The game's demand model calculates passenger demand for each route based on ticket pricing, plane speed, size of destinations, plane age, service quality (as a function of employee wages), advertising spend, aircraft reliability (as a function of maintenance spend) and other factors. The game also simulates fuel price fluctuations based on historical inflation data, and periodically generates weather events and strikes which temporarily close particular airports.
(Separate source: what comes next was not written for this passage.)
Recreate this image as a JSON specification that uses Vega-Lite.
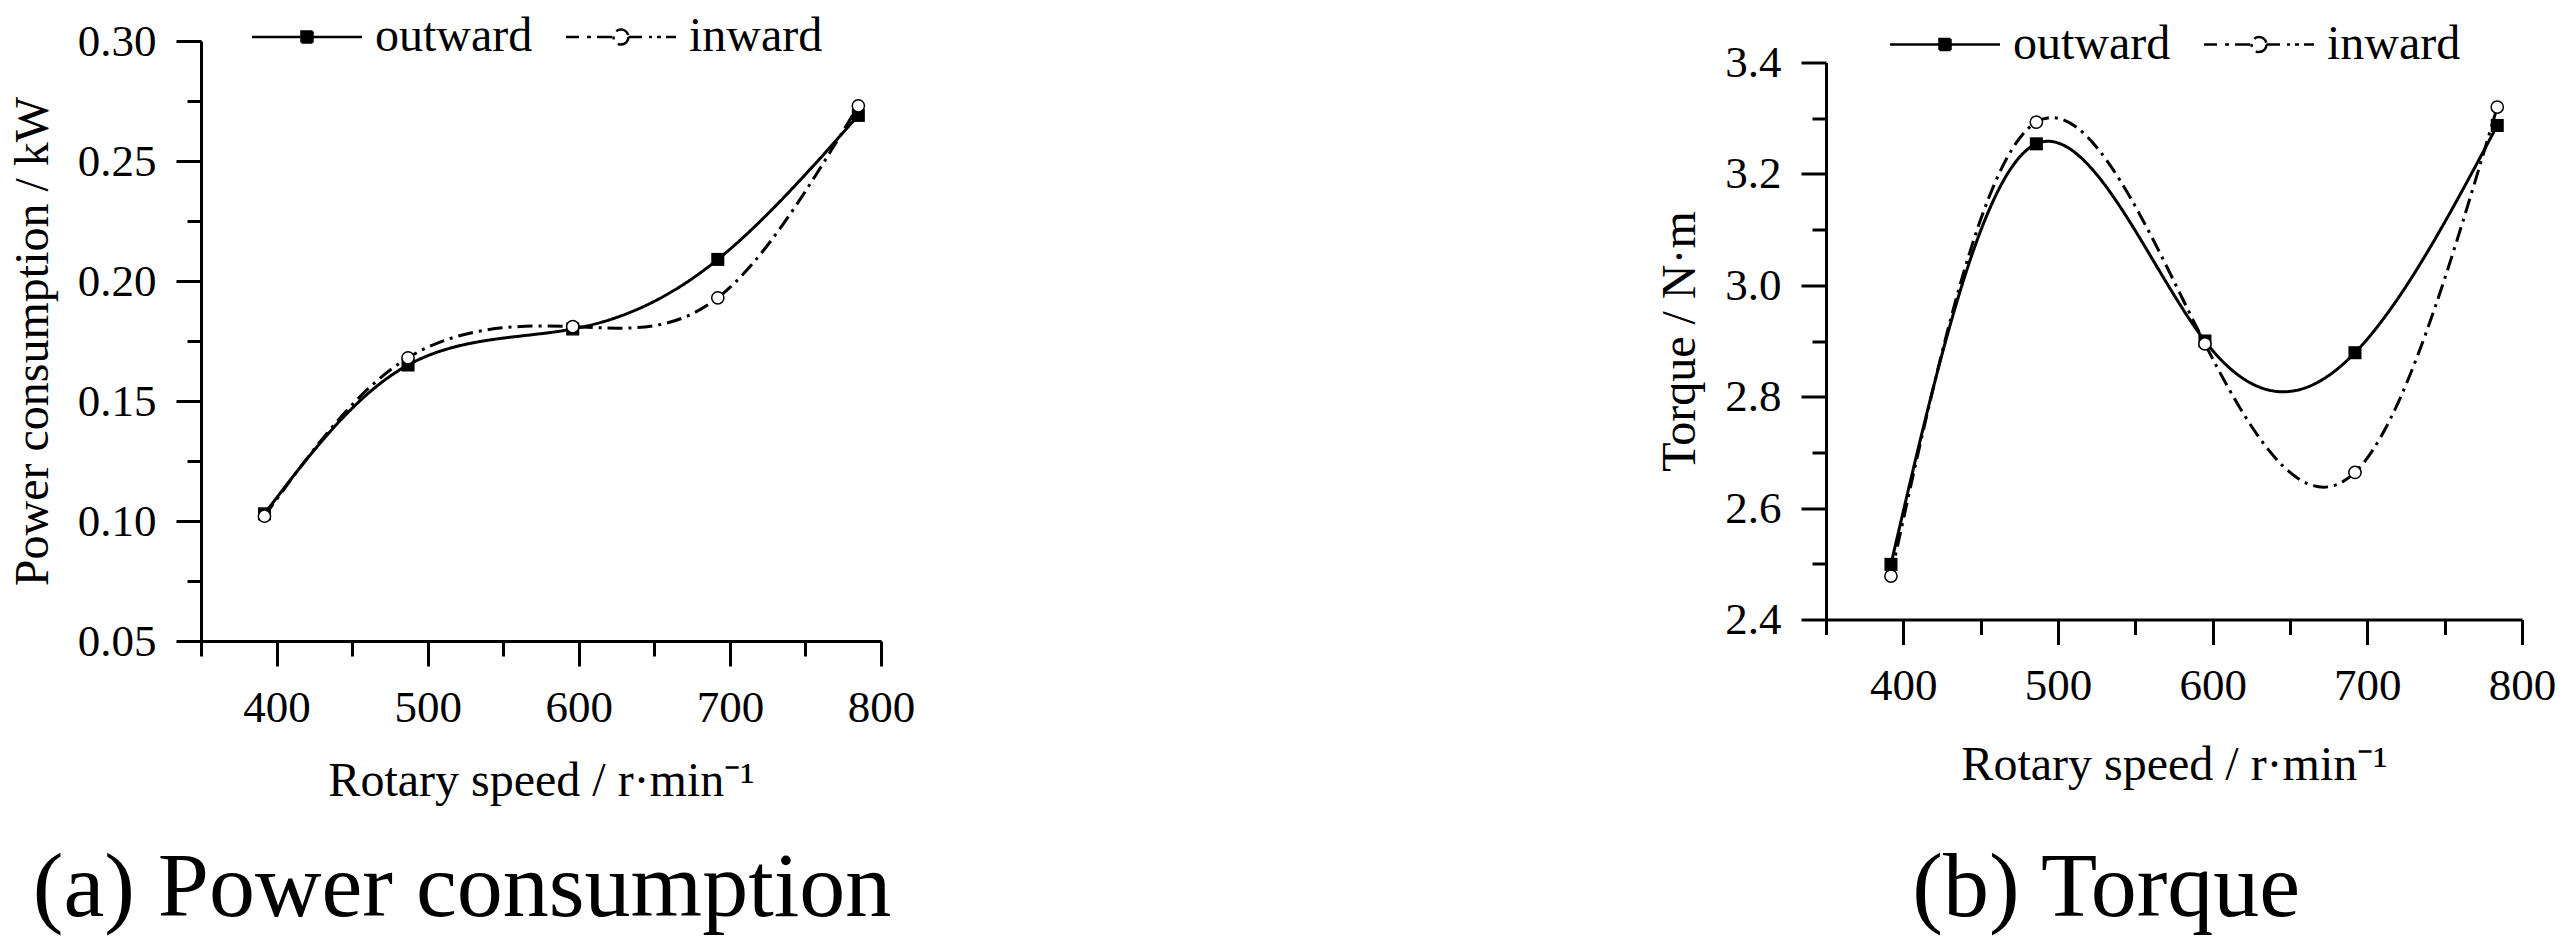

The default computer companies are "Transglobal Inc", "International GT", and "Great Times". The number and selection of computer and human players is customizable, as are the company names and logos, starting site, and difficulty.

==Reception==
Computer Gaming World gave Air Bucks a negative review. The magazine criticized the interface, version 1.0's slow game speed, and poor computer AI and economic model. In 1993 Impressions released version 1.2, advertising that it was a "New Air Bucks!" with "the features you want", including better VGA graphics, interface, computer AI, and economic model. The company ("Committed to customer satisfaction") offered the upgrade for free to registered owners of the game.

==Represented cities==
Air Bucks represents 128 airport sites: 6 in Australia; 2 in New Zealand; 8 in the South Pacific; 25 in Asia; 7 in Africa; 33 in Europe; 1 in Greenland; 1 in Bermuda; 14 in Latin America; 5 in Canada; and 26 in the United States. While the game includes a number of small historical "technical stop" destinations such as Wake Island, Canton Island, Gander, the Azores, Shannon and Recife, some major cities such as Dubai, Casablanca, Tel Aviv and Brisbane are absent. There are also some minor spelling and geographical errors in the game; for example, sites include both "Fiji" (which appears to be closer to Nouméa, New Caledonia on the map) and "Nandi" (Nadi International Airport is actually the main airport on the main island of Fiji).

Since no more than two airlines can acquire landing rights to any one airport, competition is keen for large-market airports and, early in the game before airplanes have trans-oceanic range, for tech-stop airports.